A.D. : Je crois que le public pressent déjà beaucoup de choses : son hypersensibilité, sa profonde solitude. Mais au fond, ce qui fait sa force, c’est justement ce qui échappe. Il faut accepter de ne pas tout dévoiler. Le mystère est une part essentielle de sa vérité. Il ne s’est jamais offert totalement, ni à la caméra, ni aux regards. Et c’est peut-être cela qui le rend si magnétique. Cette exposition ne prétend pas tout dire de lui. Elle invite plutôt à ressentir, à deviner, à entrevoir l’homme derrière la légende, sans le capturer.

 

Vous rendez hommage à une figure immense du 7e art, mais vous le faites avec pudeur, tendresse et audace. Est-ce une manière de construire un pont entre l’intimité et la légende ?
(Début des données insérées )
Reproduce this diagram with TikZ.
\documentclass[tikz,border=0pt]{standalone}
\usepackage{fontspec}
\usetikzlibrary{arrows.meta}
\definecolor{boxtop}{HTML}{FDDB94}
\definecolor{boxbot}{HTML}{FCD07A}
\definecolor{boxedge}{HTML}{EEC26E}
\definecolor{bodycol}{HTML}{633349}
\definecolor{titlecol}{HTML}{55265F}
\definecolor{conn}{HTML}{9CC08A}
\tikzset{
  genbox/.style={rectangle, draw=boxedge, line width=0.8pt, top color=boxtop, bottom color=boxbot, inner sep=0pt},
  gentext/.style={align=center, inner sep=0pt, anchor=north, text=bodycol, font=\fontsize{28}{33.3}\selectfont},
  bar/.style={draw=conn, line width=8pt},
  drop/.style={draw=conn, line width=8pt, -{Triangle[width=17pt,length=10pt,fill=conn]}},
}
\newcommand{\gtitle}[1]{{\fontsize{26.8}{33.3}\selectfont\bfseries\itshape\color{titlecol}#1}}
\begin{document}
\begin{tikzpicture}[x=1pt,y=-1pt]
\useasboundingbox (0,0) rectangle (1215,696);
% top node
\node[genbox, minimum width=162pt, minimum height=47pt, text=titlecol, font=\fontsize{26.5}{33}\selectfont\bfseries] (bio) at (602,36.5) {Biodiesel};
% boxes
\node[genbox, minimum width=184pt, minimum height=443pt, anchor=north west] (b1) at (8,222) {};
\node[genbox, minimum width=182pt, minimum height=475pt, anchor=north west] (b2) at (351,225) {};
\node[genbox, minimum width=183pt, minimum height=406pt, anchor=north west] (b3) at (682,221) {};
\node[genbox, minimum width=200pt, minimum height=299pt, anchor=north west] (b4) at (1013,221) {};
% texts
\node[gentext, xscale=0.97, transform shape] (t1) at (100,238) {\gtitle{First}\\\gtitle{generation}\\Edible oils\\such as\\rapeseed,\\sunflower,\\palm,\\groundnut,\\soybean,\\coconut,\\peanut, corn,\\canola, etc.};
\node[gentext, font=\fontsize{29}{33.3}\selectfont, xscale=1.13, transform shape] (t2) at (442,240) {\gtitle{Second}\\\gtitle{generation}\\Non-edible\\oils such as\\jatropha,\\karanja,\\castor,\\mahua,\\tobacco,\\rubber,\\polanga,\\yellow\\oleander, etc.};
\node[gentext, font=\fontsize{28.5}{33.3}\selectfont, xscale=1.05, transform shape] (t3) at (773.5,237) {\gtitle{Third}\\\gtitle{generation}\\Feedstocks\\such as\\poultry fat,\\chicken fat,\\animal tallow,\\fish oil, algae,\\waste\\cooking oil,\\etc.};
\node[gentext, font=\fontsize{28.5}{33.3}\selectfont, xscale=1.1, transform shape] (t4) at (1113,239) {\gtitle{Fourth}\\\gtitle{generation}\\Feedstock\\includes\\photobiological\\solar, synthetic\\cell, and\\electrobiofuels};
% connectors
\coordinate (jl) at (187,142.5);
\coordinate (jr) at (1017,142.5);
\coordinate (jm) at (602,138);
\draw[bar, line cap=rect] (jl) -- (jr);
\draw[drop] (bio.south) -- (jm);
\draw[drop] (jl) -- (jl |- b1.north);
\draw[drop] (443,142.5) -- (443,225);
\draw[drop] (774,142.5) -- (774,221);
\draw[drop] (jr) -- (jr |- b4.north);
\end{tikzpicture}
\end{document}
A.D. : J’essaie comme je peux de garder vivant ce lien invisible qui relie l’homme à la légende. Ce que mon père a choisi de révéler, comme ce qu’il a décidé de taire, fait partie de cette alchimie unique qui a nourri sa légende. Je ne fais que prolonger ce geste avec sincérité, sans rien forcer. Son mystère lui appartient. Moi, je suis juste là pour lui offrir un écrin de lumière, à la mesure de ce qu’il a été.

 

Quel message aimeriez-vous que les passants de Cannes, en levant les yeux vers ces photos,
emportent avec eux ?

A.D. : J’aimerais simplement que les gens se souviennent de lui encore longtemps. Je souhaite que ces images murmurent encore à ceux qui les croisent. C’est pour lui que c’est important. Pour que sa mémoire continue de vivre, dans les rues, les cœurs, les regards. J’aimerais que ces images rappellent à chacun que les légendes ne sont pas faites pour être figées, mais pour éclairer notre présent, inspirer nos choix et raviver en nous le courage d’être pleinement vivant.